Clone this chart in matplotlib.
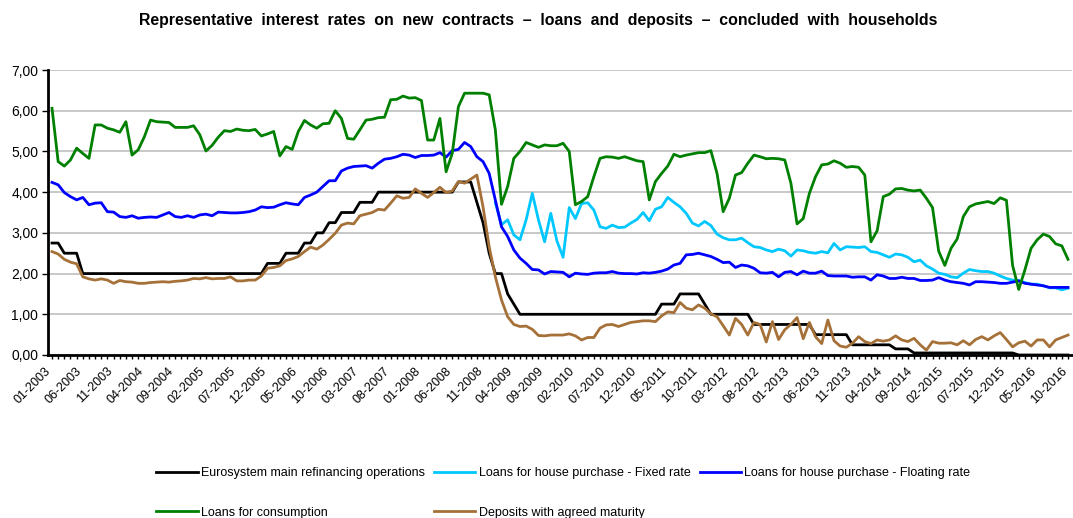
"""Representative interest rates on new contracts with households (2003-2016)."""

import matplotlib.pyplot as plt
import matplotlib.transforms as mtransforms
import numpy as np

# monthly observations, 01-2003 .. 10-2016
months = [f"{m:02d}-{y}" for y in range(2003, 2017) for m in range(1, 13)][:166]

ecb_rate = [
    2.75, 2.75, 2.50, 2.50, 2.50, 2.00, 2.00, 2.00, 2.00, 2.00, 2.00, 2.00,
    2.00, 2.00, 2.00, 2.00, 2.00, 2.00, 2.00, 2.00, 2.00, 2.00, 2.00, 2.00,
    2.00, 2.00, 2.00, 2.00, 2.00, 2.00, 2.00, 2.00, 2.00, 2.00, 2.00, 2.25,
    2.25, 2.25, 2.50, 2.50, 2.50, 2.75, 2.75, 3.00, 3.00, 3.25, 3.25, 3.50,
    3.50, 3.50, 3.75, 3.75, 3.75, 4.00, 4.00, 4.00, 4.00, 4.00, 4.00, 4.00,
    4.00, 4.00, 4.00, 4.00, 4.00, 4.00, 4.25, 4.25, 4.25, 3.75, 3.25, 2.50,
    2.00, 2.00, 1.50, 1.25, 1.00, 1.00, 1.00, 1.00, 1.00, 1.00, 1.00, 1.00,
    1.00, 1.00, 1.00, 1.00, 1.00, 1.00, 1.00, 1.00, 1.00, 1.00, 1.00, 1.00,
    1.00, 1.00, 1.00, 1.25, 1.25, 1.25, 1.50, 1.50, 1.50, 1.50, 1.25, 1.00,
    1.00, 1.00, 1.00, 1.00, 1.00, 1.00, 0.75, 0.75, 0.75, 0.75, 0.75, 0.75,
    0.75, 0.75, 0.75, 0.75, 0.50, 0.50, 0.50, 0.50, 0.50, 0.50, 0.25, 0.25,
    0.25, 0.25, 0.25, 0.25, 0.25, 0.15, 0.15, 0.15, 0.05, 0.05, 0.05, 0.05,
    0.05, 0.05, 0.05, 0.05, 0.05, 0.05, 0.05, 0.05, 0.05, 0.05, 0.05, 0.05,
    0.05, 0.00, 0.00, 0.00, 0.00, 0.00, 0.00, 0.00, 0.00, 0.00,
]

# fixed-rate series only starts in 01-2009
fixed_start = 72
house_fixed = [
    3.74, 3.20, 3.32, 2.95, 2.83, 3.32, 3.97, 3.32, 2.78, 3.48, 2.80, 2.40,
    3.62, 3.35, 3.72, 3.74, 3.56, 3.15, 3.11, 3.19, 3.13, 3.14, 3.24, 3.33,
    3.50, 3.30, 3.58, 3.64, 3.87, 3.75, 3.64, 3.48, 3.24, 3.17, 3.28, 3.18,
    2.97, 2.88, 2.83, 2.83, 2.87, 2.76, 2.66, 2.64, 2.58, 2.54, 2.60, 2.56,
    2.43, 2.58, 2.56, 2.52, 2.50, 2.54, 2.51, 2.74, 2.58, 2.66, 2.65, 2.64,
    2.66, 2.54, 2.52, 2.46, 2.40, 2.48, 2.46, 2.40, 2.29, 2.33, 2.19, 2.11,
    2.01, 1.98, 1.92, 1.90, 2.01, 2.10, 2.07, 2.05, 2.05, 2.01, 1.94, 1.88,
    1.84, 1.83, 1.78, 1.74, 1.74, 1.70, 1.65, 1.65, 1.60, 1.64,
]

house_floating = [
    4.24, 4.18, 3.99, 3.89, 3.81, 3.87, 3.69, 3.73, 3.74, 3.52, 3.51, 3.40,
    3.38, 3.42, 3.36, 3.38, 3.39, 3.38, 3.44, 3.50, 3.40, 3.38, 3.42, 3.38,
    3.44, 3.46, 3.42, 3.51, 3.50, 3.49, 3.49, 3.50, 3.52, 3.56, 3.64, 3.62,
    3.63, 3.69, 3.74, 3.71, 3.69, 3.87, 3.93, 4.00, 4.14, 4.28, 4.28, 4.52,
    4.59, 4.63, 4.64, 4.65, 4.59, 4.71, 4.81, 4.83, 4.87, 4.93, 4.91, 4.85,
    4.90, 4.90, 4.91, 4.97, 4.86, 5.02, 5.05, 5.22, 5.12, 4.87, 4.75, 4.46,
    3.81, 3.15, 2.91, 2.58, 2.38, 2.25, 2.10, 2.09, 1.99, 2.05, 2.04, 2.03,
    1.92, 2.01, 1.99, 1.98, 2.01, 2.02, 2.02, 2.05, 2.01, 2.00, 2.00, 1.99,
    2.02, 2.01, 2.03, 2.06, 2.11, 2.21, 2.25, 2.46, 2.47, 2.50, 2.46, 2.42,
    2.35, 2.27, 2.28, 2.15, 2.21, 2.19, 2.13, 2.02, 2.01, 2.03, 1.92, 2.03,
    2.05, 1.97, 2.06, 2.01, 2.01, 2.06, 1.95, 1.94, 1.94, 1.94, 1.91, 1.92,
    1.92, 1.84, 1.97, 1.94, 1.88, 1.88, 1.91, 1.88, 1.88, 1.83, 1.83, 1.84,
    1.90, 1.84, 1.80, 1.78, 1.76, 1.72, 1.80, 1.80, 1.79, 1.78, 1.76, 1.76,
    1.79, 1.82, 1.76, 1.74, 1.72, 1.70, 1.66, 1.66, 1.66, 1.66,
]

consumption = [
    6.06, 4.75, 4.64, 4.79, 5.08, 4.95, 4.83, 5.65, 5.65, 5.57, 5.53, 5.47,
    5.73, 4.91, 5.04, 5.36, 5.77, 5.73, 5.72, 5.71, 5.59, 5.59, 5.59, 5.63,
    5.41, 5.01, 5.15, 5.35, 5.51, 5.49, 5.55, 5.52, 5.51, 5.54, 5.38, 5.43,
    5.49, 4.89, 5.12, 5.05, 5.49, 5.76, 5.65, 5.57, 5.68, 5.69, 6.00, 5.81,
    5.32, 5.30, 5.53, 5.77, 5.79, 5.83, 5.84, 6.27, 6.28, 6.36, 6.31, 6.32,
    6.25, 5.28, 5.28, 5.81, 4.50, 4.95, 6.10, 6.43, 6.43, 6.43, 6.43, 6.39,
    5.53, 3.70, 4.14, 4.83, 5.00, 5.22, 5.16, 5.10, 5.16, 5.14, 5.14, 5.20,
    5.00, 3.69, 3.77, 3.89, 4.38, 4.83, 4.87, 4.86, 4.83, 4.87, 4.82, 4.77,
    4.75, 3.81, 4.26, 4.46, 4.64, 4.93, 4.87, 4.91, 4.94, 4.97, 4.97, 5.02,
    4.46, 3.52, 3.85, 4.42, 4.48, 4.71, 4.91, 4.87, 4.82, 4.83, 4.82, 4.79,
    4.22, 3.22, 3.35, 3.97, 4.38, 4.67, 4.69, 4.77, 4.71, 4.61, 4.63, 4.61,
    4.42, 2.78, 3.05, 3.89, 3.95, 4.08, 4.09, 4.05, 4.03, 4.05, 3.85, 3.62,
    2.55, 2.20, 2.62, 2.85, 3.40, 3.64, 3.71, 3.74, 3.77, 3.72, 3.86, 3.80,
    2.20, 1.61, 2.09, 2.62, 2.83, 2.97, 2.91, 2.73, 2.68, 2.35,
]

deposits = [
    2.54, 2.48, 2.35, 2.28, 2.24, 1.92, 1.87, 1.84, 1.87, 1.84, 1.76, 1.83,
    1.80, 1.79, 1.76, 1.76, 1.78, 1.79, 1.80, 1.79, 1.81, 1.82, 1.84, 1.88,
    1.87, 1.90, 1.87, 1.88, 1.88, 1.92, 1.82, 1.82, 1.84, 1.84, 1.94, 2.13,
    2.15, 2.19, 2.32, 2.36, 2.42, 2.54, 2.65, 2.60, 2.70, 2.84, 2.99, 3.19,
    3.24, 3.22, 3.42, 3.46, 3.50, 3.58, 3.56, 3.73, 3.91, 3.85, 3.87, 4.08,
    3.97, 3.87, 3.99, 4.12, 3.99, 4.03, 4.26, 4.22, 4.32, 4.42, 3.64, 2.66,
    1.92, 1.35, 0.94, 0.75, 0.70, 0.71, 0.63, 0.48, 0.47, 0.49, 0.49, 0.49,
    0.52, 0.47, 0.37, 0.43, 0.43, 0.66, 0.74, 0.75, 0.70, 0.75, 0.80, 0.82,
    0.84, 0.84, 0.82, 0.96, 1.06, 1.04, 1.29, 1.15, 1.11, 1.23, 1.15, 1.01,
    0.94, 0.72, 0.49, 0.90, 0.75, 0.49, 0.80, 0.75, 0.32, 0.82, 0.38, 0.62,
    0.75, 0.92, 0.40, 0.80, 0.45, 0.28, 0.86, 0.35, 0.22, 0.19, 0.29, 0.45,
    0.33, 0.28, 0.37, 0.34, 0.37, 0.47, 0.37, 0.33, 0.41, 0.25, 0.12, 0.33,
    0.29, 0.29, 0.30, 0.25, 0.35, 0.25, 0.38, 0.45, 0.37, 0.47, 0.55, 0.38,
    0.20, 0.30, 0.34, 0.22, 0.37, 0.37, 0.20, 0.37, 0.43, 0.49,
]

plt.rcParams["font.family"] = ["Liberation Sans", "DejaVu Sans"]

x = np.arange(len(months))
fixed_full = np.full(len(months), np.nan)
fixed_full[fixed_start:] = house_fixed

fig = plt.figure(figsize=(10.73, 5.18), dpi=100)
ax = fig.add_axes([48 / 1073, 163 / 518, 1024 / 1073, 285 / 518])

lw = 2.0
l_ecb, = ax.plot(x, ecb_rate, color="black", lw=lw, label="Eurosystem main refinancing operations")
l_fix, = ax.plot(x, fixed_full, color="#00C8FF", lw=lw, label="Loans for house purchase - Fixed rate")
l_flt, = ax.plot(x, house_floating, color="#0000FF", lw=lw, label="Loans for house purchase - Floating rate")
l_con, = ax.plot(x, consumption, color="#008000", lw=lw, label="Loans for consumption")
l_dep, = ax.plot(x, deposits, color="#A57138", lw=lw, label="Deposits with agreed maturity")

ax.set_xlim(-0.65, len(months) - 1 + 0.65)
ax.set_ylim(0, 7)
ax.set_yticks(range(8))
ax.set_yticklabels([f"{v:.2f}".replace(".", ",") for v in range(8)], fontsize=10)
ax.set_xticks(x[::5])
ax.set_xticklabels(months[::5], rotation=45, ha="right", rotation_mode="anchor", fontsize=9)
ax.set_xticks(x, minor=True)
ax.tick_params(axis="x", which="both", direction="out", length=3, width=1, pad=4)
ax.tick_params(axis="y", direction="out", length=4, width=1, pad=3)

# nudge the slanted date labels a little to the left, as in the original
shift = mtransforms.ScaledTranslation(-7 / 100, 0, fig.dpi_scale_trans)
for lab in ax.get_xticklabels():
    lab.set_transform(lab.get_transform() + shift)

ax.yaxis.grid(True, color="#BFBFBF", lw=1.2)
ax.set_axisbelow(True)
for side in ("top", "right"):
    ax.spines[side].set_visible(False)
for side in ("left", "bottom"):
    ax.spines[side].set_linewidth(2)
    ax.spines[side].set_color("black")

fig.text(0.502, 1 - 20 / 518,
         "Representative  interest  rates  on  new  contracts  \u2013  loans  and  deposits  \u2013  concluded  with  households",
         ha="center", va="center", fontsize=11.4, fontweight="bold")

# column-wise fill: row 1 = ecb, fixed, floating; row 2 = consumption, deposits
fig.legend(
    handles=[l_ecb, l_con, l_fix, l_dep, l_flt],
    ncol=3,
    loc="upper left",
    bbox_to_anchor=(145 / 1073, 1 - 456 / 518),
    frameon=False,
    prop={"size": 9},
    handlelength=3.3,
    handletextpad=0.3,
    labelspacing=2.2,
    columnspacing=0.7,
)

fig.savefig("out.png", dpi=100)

##########

■ **Exercise**:
Would you reproduce the lines above, from the very first through the line containing "in range(1, 13)][:166]", exactly and without the pictures?

■ **Response for this exercise**:
Clone this chart in matplotlib.
"""Representative interest rates on new contracts with households (2003-2016)."""

import matplotlib.pyplot as plt
import matplotlib.transforms as mtransforms
import numpy as np

# monthly observations, 01-2003 .. 10-2016
months = [f"{m:02d}-{y}" for y in range(2003, 2017) for m in range(1, 13)][:166]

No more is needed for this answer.